Do Mormons even CARE about truth?
This post may seem frustrated, but there’s been this phenomenon I’ve been noticing for a while…but I haven’t been able to articulate my thoughts about it well enough to write about it. I still don’t think I can really articulate it.
Here goes nothing.
Have you ever noticed that many Mormons become enamored with creative ideas of truth?
…Even now, I have to qualify, and qualify my qualifications. I actually think that many Mormons are obsessed with very traditional, Platonic, “Correspondence Theory” kinds of truth. I believe most members believe what they do because they actually trust that there are factual events out there in history, and that the Book of Mormon, Bible, the words of the Prophets, and so forth accurately reveal or discover the nature of these events.
I believe that many ex-Mormons also are obsessed with this idea of truth…so when they suspect that Mormon teachings may not align with what they believe the outside world and universe holds, they maintain their framework (one hyper-interested in the pursuit of truth [or the appearance thereof]) and become disillusioned with the church.
And that leads another category of Mormons…one that I’ve increasingly dealt with on the internet…and this group is the one I’m talking about today.
This group recognizes the problems with Mormon history or doctrine or whatever…but maintain a testimony. It’s just that…their testimony is…different. Maybe they recognize that the church is “good,” instead of true. Or maybe they recognize that allegories and metaphors may still tell truths about the world and our dealings with it.
I’ve seen plenty of articles in this vein…one of the latest I’ve seen is one at Wheat and Tares about how we “make belief/ve“. John at Mormon Expression had a far more cynical article somewhat tangentially related.
I responded once to Glenn’s article, but that really just sent my mind racing with more thoughts.
See…I don’t really have an issue if someone is willing to find value out of their religion through “making” their beliefs…
It just seems to me that there are a few issues with this:
1) People generally are raised to believe that beliefs are supposed to intersect with actual reality. This alternative approach, then, is immediately foreign to most people.

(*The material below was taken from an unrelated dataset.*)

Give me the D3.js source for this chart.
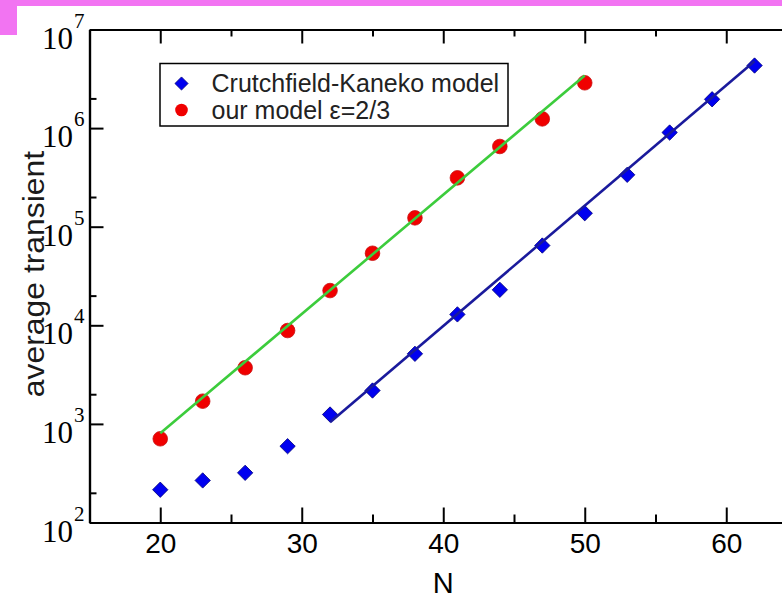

2) If beliefs *do not* intersect with actual reality, real life consequences result.
3) The church itself espouses that its teachings correspond with reality, often in a literal sense.
So, it seems straightforward to understand that a Mormon (or ex-Mormon, or non-Mormon) would adjust his beliefs on the idea that he is seeking truth. But it seems to me at some point that people are trying to seek “useful” or “good” things over true things.
And I don’t understand this.
The question that I just have now thought to ask is this: oh New Order/Middle Way/liberal believing Mormon, would you take such a stance toward truth and beliefs had you never been Mormon?
It seems to me that the major reason these people take such a position with truth is because they once believed in their beliefs (the Mormon ones, at least) as those which aligned with a literal reality…and then had something that shook that paradigm. As a coping mechanism, they readjusted the entire goalposts for believing itself, coming up with these admittedly innovative, but avant garde reasons for believing or methods of defining truth.
It seems to me that this method of thinking has practically been enshrined as a “higher” “stage of faith.” Maybe the reason I look at it negatively is because I have not reached that plane of existence or whatever?
It just seems to me as well that most people would not come across this method of thinking. When I raise up the idea of a “belief” to most people, it is very connected with ideas of real, actual, literal truth, and truth is something “out there” that your beliefs can either align with or not. Maybe I’m too steeped in the kool-aid, but I can’t even begin to comprehend Rorty’s arguments against CTofT, for example, and I don’t think I’m alone in finding alternative views like his to be strange.
Yet, there are so many members for whom if there are difficulties with Book of Mormon historicity…no worries! It can still be an inspired document if we will but adjust what criteria we would have for an inspired document.
…at some point, I know I’m just talking about weak, pathetic, “cerebral” beliefs, as Seth R. would discuss…things that pale in comparison to how people actually live their lives and how their lives are improved (and how they improve others’ lives) by their actions. But I feel like my point, even though it has talked about “cerebral” beliefs and truth, really DOES impact actions people will want to take. And this will impact lives.